Small Machine testbed 1 (Mar.-Jun. 2005): Replication was tried of one of the small machines taking an approach of testing and learning about each component as it was added. Testbed 1 was the first version but it suffered from a disk that wobbled too much. As well, due to lack of experience using an oscilloscope to measure something that had a floating voltage (neither electrode grounded), all the measurements were done incorrectly - one of the electrodes was always unknowingly being grounded.

Small Machine testbed 2 (Jul.-Aug. 2005): Improvements were made to testbed 1 to create testbed 2, making it possible to eliminate much of the disk wobble and adding other adjustability improvements. From this, and by using the oscilloscope correctly for floating voltages, a better understanding was gotten of what was going on. Results: The purpose of the disk in this machine is to be a variable dielectric for all the grids that face the disk. These grids act as variable capacitors, their output being an alternating voltage (something that has long been suspected).
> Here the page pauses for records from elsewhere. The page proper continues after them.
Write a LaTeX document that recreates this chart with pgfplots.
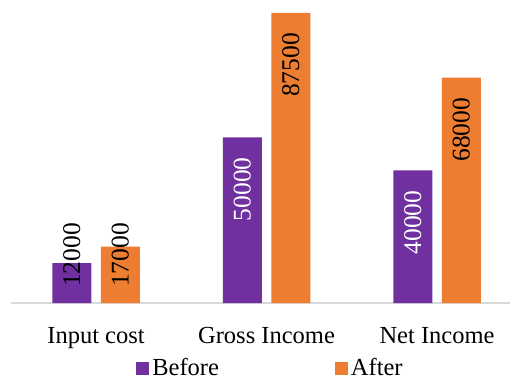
\documentclass[border=0pt]{standalone}
\usepackage{fontspec}
\setmainfont{Liberation Serif}
\usepackage{pgfplots}
\pgfplotsset{compat=1.18}
\definecolor{cpurple}{HTML}{7030A0}
\definecolor{corange}{HTML}{ED7D31}
\newcommand{\lblfont}{\fontsize{25.5bp}{30bp}\selectfont}
\pgfplotsset{sqleg/.style={legend image code/.code={\fill[##1,draw=none] (0bp,-6.5bp) rectangle (13bp,6.5bp);}}}
\begin{document}
\fontsize{24.5bp}{29bp}\selectfont
\begin{tikzpicture}
\useasboundingbox (0,0) rectangle (510bp,380bp);
\begin{axis}[
  at={(11bp,77bp)}, anchor=south west,
  scale only axis, width=499bp, height=298.3bp,
  xmin=-0.4985, xmax=2.428, ymin=0, ymax=90000,
  axis x line=bottom, axis y line=none,
  x axis line style={-, draw=black!15, line width=1.3bp},
  xtick={0,1,2}, xticklabels={Input cost, Gross Income, Net Income},
  major tick length=0pt,
  xticklabel style={anchor=base, yshift=-40bp, inner sep=0pt},
  ytick=\empty,
  clip=false,
  legend columns=2,
  legend style={at={(axis description cs:0.521,-0.221)}, anchor=center,
    draw=none, fill=none, inner sep=0pt, font=\fontsize{24.5bp}{29bp}\selectfont,
    nodes={inner sep=3bp},
    /tikz/every even column/.append style={column sep=113bp}},
]
\addplot[ybar, bar width=39bp, bar shift=-24.25bp, fill=cpurple, draw=none, sqleg,
  nodes near coords, point meta=explicit symbolic,
  every node near coord/.style={xshift=-24.25bp, yshift=-20bp, rotate=90, anchor=east, inner sep=0pt, text=white, font=\lblfont}]
  coordinates {(0,12000) [{}] (1,50000) [50000] (2,40000) [40000]};
\addlegendentry{Before}
\addplot[ybar, bar width=39bp, bar shift=24.25bp, fill=corange, draw=none, sqleg,
  nodes near coords, point meta=explicit symbolic,
  every node near coord/.style={xshift=24.25bp, yshift=-20bp, rotate=90, anchor=east, inner sep=0pt, text=black, font=\lblfont}]
  coordinates {(0,17000) [{}] (1,87500) [87500] (2,68000) [68000]};
\addlegendentry{After}
\addplot[draw=none, mark=none, forget plot,
  nodes near coords, point meta=explicit symbolic,
  every node near coord/.style={rotate=90, anchor=west, inner sep=0pt, text=black, font=\lblfont}]
  coordinates {(-0.1422,4800) [12000] (0.1422,4800) [17000]};
\end{axis}
\end{tikzpicture}
\end{document}
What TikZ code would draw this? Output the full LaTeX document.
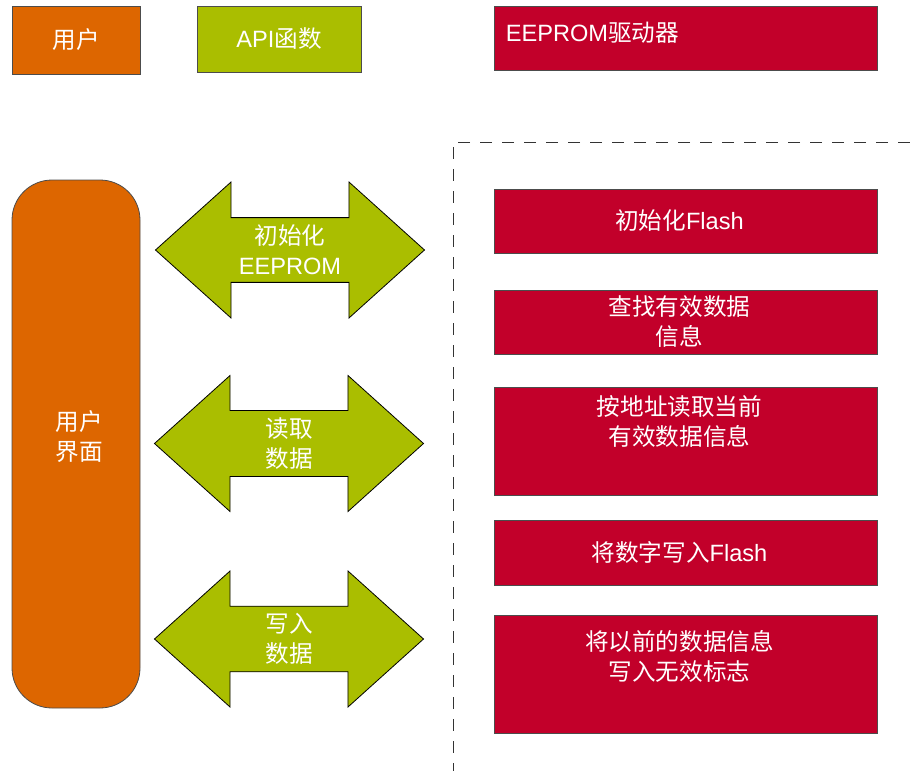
\documentclass[tikz,border=0pt]{standalone}
\usepackage{fontspec}
\setmainfont{Liberation Sans}
\newfontfamily\cjk{Noto Sans CJK SC}
\usepackage{tikz}
\usetikzlibrary{shapes.arrows, calc}
\definecolor{userorange}{HTML}{DD6600}
\definecolor{apigreen}{HTML}{AABE00}
\definecolor{drvred}{HTML}{C2002A}
\newcommand{\zh}[1]{{\cjk #1}}

\begin{document}
\begin{tikzpicture}[x=1pt, y=-1pt, inner sep=0pt, text=white,
		font=\fontsize{23.6}{30}\selectfont,
		userbox/.style={draw=black!70, line width=0.8pt, fill=userorange, align=center},
		apibox/.style={draw=black!70, line width=0.8pt, fill=apigreen},
		drvbox/.style={draw=black!70, line width=0.8pt, fill=drvred, minimum width=383pt},
		drvtext/.style={align=center},
		apiarrow/.style={double arrow, draw=black, line width=0.8pt, fill=apigreen, align=center,
			minimum height=269pt, minimum width=136pt, double arrow head extend=28pt,
			double arrow tip angle=84}]
			\useasboundingbox (0,0) rectangle (910,771);
			
			\node[userbox, minimum width=128pt, minimum height=68pt] (user) at (76,40) {\zh{用户}};
			\node[apibox, minimum width=164pt, minimum height=66pt] (api) at (279,39) {API\zh{函数}};
			\node[drvbox, minimum height=64pt] (driver) at (685.5,38) {};
			\node[anchor=west] (driver_t) at ([xshift=12pt, yshift=5pt]driver.west) {EEPROM\zh{驱动器}};
			
			\node[userbox, rounded corners=40pt, minimum width=128pt, minimum height=528pt] (ui) at (76,444) {};
			\node[align=center] (ui_t) at ([xshift=3pt, yshift=7pt]ui.center) {\zh{用户}\\\zh{界面}};
			
			\node[apiarrow] (init) at (290,250) {\zh{初始化}\\EEPROM};
			\node[apiarrow] (read) at (289,443.5) {\zh{读取}\\\zh{数据}};
			\node[apiarrow] (write) at (289,639) {\zh{写入}\\\zh{数据}};
			
			\coordinate (dash_r) at (910,142);
			\coordinate (dash_c) at (453,142);
			\coordinate (dash_b) at (453,771);
			\draw[black!80, line width=0.8pt, dash pattern=on 12pt off 10pt] (dash_r) -- (dash_c) -- (dash_b);
			
			\node[drvbox, minimum height=64pt] (flash_init) at (685.5,221) {};
			\node[drvtext] (flash_init_t) at ([xshift=-6pt]flash_init.center) {\zh{初始化}Flash};
			\node[drvbox, minimum height=64pt] (find) at (685.5,322) {};
			\node[drvtext] (find_t) at ([xshift=-6pt]find.center) {\zh{查找有效数据}\\\zh{信息}};
			\node[drvbox, minimum height=108pt] (read_addr) at (685.5,441) {};
			\node[drvtext] (read_addr_t) at ([xshift=-6pt, yshift=19pt]read_addr.center) {\zh{按地址读取当前}\\\zh{有效数据信息}};
			\node[drvbox, minimum height=65pt] (write_flash) at (685.5,552.5) {};
			\node[drvtext] (write_flash_t) at ([xshift=-6pt]write_flash.center) {\zh{将数字写入}Flash};
			\node[drvbox, minimum height=118pt] (mark_old) at (685.5,674) {};
			\node[drvtext] (mark_old_t) at ([xshift=-6pt, yshift=18pt]mark_old.center) {\zh{将以前的数据信息}\\\zh{写入无效标志}};
		\end{tikzpicture}
\end{document}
The following diagrams illustrate this and the experiments can be found here.

Two other results are illustrated as follows:

However, the design of testbed 2 was still too unstable as the wobble would return if it was knocked too hard, resistance was an issue in the back grids, and other problems made it so that constant readjustment was needed and the same precise measurement could never be gotten two days in a row (though the electrical behaviour was consistent). The main problem, though, was that only about 20mV to 50mV spikes were gotten from of the disk. At least 700mV was needed so that a modern diode could be used to charge up the grid capacitors. Creation of diodes by wrapping coils around magnets (see Tesla's US patent 413,353 "Method of Obtaining Direect from Alternating Currents") was tried but none of these efforts produced any rectification.

Testatika 276mm Disk, 1st Grids - 1st Tests (Aug.-Sep., 2006): Began work on new larger disk with the idea of using it to test the Principle Experiment under the assumption that that's the most basic form that generates excess power.

Testatika Pots with Wimshurst/Spark Gaps 1 - (Dec. 2006-Feb. 2007): Testing with spark gaps at the tops of the pots, similar to EV Gray's conversion switching tube.

Testatika 276mm Disks, 2nd Grids - (Jun. 2007-): Built new discs based on my analysis of the 3kW machine. Testing to follow.

Testatika 276mm Disks, 2nd Grids, 1st vinyl disk - (Jul. 9, 2007): Tried a vinyl disk for the back disk since it's easily chargable.

Testatika 276mm Disks, 2nd Grids, HVDC PSU 3 - (Jul. 20, 2007) Powering with a HV DC power supply and using asymmetric pots to get DC output.

Testatika Magnet Experiments - Series 1 - (Sep. 17, 2007) Tests with a meter magnet and a lecher line in an attempt to replicate the Linden experiment.

Testatika Magnet Experiments - Series 2 - (Dec. 21, 2007) Various tests with UHF POS400+ oscillator circuit applied to meter magnet to try and replicate Linden experiment and to horseshoe magnet to try and replicate what is going on in the disk machines.

Wimshurst machine with 2 sectors as part of an LC circuit - (Jan. 8, 2008) A quick test of doing resonance on the face of a Wimshurst machine disk by modifying two sectors to act as capacitors for an RF LC resonant circuit with a coil wrapped around the pulley.

Testatika Small Machine Testbed 2 - Vinyl backing testing (Apr. 1, 2008) Testing with vinyl on the back in order to provide a high voltage source and give higher voltage oscillations.

Testatika 276mm wire woven disk with well insulated HV back plates (Sep. 2, 2009) Testing with a 276mm wire woven segment disk with well insulated HV back plages.

Testatika Magnet Experiments - Series 3 - High voltage spikes to low voltage DC (Nov. 6, 2009) Pulsing testatika magnets with high voltage spikes and converting those spikes to low voltage DC.